[Entries with chart source code]

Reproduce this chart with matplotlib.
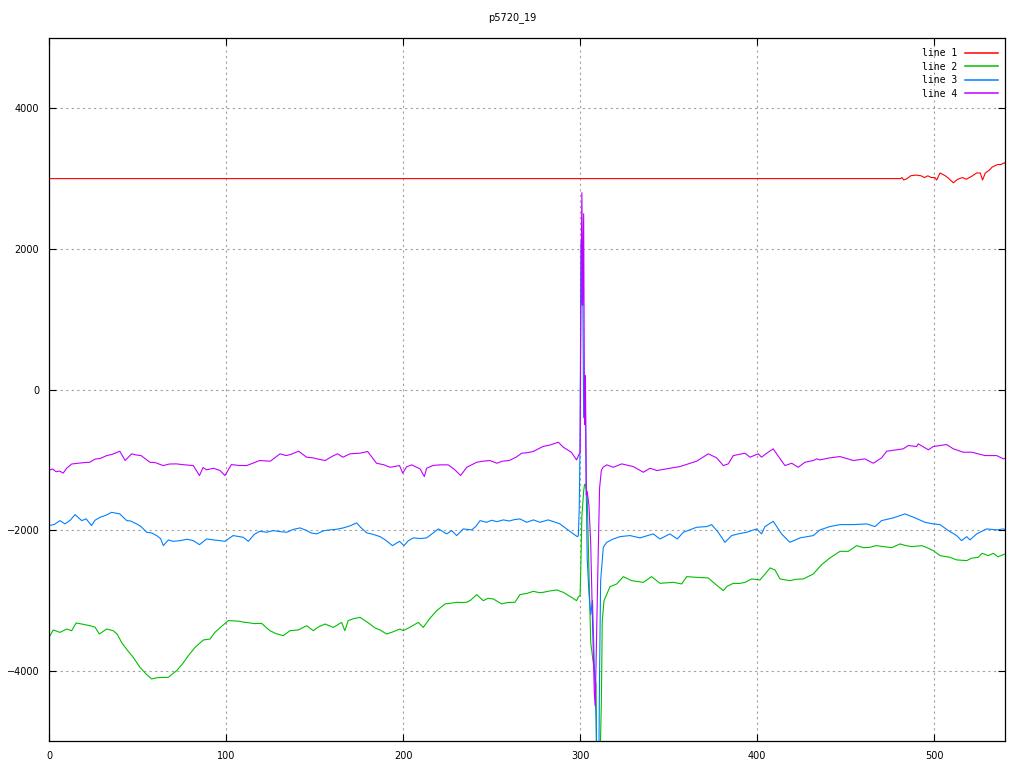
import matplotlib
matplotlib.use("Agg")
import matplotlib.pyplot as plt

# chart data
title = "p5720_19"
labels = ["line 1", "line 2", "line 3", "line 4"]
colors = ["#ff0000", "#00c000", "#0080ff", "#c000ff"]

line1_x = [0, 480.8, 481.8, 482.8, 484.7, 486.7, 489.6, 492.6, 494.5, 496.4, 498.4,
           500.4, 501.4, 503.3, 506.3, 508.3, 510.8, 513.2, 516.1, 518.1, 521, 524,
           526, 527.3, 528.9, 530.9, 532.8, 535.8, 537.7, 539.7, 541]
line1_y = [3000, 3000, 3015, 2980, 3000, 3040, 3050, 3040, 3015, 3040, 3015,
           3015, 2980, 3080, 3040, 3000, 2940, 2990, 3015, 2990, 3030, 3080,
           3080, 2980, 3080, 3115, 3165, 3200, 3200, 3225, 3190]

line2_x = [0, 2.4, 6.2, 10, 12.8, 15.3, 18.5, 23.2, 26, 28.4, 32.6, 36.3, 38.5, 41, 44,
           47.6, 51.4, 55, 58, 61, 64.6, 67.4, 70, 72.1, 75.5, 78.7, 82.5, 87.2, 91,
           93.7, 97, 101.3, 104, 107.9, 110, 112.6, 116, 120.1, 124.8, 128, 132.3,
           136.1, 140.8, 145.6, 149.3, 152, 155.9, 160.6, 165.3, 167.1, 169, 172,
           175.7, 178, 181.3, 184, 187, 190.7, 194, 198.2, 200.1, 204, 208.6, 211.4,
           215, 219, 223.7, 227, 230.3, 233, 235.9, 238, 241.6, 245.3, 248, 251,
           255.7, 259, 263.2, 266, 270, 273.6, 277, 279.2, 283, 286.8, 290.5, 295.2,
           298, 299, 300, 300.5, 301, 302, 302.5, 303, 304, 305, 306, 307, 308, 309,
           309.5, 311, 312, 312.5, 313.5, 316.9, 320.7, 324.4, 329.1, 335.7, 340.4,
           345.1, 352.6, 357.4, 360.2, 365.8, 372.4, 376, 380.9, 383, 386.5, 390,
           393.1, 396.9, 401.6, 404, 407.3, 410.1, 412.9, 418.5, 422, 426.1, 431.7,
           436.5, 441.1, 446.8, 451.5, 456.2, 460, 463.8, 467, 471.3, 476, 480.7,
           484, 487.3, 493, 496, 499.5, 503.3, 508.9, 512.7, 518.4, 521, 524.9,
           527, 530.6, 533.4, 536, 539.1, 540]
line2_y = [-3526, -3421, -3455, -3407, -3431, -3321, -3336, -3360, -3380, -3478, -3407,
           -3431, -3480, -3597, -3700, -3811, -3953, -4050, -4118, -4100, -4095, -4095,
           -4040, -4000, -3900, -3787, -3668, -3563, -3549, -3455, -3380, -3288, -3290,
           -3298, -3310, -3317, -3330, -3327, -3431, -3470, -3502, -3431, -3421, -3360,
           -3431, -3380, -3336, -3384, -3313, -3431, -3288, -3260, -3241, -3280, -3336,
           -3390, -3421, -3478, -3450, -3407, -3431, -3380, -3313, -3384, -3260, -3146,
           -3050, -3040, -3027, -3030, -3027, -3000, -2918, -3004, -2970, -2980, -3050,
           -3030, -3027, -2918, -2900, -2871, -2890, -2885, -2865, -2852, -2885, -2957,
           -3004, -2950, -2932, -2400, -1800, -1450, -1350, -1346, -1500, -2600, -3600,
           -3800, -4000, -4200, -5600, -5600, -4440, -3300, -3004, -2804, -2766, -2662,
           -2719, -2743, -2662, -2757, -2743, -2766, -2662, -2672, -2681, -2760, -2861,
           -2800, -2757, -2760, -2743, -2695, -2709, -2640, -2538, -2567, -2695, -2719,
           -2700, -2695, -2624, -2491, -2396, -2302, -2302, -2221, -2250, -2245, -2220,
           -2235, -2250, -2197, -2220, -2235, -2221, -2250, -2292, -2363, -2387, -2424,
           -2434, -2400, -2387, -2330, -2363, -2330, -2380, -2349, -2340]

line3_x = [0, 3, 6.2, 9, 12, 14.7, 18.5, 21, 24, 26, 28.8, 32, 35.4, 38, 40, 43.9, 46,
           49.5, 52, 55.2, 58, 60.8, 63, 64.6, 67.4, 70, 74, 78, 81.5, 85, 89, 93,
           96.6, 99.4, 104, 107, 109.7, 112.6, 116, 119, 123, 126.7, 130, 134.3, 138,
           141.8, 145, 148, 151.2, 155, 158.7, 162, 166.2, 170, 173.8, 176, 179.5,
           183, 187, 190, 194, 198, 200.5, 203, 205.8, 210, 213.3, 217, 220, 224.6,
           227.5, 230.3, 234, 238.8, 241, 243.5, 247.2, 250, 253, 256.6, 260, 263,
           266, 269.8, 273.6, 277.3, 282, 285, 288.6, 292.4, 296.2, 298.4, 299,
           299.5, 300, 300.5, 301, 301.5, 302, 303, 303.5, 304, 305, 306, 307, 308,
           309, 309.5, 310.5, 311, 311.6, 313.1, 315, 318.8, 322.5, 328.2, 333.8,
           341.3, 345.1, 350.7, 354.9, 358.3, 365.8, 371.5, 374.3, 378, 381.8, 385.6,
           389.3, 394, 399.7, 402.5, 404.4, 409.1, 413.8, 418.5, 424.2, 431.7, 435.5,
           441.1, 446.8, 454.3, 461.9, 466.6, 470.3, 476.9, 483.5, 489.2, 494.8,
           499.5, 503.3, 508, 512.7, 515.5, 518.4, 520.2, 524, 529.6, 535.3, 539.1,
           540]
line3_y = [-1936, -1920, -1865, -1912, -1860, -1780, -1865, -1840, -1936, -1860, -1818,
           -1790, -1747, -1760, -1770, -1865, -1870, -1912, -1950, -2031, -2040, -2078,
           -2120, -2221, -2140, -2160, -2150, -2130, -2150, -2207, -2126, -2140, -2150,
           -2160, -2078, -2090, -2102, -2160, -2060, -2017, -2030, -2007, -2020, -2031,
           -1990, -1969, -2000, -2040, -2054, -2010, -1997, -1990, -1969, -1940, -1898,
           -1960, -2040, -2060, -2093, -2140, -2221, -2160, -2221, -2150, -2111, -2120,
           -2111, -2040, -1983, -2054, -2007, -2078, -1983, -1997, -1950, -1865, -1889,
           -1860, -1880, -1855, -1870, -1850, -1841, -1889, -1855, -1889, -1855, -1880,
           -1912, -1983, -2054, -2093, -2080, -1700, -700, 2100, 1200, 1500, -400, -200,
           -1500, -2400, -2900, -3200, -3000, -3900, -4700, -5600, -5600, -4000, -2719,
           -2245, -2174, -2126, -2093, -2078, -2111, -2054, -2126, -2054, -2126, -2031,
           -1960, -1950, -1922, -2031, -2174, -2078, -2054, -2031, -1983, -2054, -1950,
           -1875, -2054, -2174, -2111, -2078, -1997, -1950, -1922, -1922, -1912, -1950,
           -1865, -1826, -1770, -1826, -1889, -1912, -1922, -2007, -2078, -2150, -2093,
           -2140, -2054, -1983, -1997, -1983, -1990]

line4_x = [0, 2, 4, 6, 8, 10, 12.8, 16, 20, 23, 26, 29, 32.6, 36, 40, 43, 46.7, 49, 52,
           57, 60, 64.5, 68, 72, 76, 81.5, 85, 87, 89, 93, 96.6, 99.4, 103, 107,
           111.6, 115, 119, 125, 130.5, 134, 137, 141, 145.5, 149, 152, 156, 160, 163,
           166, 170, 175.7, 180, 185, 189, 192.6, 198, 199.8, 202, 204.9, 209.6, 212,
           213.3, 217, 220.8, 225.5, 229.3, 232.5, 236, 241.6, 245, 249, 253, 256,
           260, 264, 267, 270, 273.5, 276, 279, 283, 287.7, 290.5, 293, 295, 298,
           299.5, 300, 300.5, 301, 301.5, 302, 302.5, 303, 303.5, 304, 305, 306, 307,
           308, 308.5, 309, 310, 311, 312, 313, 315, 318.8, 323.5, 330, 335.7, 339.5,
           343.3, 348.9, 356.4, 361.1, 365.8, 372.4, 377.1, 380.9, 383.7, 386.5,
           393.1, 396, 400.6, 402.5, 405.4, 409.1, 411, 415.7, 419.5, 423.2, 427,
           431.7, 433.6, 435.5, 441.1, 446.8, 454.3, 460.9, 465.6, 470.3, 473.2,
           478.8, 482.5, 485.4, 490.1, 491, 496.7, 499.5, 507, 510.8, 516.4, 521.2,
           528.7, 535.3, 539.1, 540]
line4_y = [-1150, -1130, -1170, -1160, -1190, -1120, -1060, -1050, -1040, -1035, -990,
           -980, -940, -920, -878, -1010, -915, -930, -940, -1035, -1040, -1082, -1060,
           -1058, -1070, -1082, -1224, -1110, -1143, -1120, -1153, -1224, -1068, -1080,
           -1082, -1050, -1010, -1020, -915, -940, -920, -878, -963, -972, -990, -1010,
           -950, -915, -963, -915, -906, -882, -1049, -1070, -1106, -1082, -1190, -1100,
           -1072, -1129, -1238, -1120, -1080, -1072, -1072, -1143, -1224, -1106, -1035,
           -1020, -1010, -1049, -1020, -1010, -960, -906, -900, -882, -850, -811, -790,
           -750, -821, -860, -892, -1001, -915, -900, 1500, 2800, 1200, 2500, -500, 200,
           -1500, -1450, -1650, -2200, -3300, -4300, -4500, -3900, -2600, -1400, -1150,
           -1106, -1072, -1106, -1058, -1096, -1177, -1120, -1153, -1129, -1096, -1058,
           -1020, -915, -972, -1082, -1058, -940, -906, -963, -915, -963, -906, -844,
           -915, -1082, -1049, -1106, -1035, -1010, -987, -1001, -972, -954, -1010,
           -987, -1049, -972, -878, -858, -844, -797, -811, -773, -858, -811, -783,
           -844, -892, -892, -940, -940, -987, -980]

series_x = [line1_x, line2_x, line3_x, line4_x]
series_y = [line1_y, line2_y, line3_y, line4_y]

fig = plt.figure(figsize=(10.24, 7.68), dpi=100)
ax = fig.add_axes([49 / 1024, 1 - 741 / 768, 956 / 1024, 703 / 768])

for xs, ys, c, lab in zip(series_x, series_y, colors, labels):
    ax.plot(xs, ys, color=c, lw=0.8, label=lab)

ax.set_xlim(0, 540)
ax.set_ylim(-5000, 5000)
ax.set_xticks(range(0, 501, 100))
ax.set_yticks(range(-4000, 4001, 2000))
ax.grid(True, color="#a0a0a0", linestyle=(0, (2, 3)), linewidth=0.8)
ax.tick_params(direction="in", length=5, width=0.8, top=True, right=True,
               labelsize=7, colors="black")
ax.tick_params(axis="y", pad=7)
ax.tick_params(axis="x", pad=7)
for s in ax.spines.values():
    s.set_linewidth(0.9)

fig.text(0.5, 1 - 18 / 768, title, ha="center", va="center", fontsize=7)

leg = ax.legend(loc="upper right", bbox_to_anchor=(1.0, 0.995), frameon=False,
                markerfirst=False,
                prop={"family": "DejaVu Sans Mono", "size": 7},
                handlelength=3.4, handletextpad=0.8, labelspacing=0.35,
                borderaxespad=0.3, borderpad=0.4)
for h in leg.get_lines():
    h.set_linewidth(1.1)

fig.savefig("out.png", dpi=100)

...

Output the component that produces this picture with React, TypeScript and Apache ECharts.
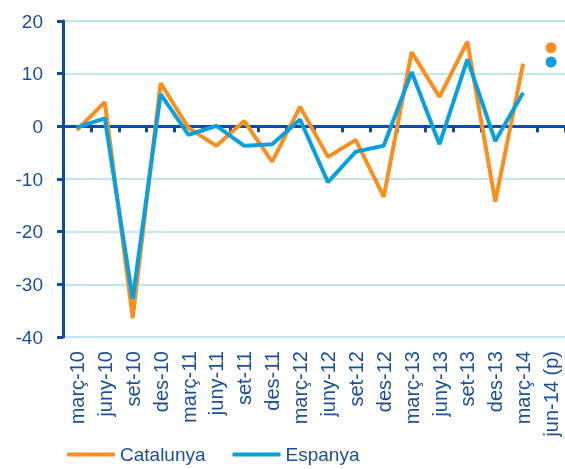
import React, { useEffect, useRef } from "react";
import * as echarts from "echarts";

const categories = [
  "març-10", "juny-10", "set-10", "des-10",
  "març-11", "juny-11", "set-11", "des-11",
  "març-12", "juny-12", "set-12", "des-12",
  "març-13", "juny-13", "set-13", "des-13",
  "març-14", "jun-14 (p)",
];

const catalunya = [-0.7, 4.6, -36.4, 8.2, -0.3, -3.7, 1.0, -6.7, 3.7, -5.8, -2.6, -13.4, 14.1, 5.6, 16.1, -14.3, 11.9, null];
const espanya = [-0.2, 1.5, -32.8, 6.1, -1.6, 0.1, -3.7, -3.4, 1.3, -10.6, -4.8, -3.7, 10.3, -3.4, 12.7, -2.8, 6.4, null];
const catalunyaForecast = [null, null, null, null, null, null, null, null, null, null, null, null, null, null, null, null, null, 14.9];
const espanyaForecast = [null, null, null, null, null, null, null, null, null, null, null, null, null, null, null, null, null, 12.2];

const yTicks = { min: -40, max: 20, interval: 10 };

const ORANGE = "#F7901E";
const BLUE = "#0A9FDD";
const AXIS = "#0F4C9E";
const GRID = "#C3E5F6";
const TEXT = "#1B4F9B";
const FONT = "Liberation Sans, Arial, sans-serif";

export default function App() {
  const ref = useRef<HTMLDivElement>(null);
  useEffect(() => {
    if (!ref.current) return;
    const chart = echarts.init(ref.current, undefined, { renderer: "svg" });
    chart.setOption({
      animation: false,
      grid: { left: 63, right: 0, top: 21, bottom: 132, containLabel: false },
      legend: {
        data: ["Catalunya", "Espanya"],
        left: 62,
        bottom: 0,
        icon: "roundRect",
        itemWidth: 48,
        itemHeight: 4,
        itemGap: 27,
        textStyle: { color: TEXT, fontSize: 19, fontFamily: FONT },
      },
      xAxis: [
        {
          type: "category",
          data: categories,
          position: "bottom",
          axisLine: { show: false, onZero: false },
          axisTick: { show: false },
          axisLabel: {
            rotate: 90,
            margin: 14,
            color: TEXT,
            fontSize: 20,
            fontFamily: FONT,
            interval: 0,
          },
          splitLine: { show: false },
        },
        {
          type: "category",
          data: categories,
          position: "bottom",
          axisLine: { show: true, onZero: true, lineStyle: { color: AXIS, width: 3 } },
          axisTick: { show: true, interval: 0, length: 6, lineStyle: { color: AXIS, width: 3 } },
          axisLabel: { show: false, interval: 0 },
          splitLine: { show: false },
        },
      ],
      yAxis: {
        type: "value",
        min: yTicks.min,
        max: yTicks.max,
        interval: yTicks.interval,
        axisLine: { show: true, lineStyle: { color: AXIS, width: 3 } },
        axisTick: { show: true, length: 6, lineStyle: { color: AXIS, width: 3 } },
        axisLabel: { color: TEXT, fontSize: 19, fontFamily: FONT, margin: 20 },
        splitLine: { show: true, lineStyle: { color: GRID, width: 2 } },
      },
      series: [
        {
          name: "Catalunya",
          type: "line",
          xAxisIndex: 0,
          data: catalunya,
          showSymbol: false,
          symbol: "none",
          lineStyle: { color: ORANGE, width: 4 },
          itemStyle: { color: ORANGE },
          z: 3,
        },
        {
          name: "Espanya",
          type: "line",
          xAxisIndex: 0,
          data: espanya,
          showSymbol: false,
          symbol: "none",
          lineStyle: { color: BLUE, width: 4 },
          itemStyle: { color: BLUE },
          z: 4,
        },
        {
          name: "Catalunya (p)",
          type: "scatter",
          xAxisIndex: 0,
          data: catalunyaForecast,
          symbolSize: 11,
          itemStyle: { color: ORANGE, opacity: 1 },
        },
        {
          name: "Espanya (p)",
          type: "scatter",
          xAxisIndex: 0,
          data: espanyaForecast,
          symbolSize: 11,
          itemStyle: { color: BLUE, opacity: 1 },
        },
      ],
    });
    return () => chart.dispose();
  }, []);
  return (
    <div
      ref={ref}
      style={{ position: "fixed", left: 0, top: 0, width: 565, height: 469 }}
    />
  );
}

#### OBJECTIVE
Repeat exactly, and only, the lines from the one containing "Reproduce this chart with matplotlib." through the one containing "3080, 2980, 3080, 3115, 3165, 3200, 3200, 3225, 3190]", both included, without the pictures.

#### COMPLETED EXERCISE
Reproduce this chart with matplotlib.
import matplotlib
matplotlib.use("Agg")
import matplotlib.pyplot as plt

# chart data
title = "p5720_19"
labels = ["line 1", "line 2", "line 3", "line 4"]
colors = ["#ff0000", "#00c000", "#0080ff", "#c000ff"]

line1_x = [0, 480.8, 481.8, 482.8, 484.7, 486.7, 489.6, 492.6, 494.5, 496.4, 498.4,
           500.4, 501.4, 503.3, 506.3, 508.3, 510.8, 513.2, 516.1, 518.1, 521, 524,
           526, 527.3, 528.9, 530.9, 532.8, 535.8, 537.7, 539.7, 541]
line1_y = [3000, 3000, 3015, 2980, 3000, 3040, 3050, 3040, 3015, 3040, 3015,
           3015, 2980, 3080, 3040, 3000, 2940, 2990, 3015, 2990, 3030, 3080,
           3080, 2980, 3080, 3115, 3165, 3200, 3200, 3225, 3190]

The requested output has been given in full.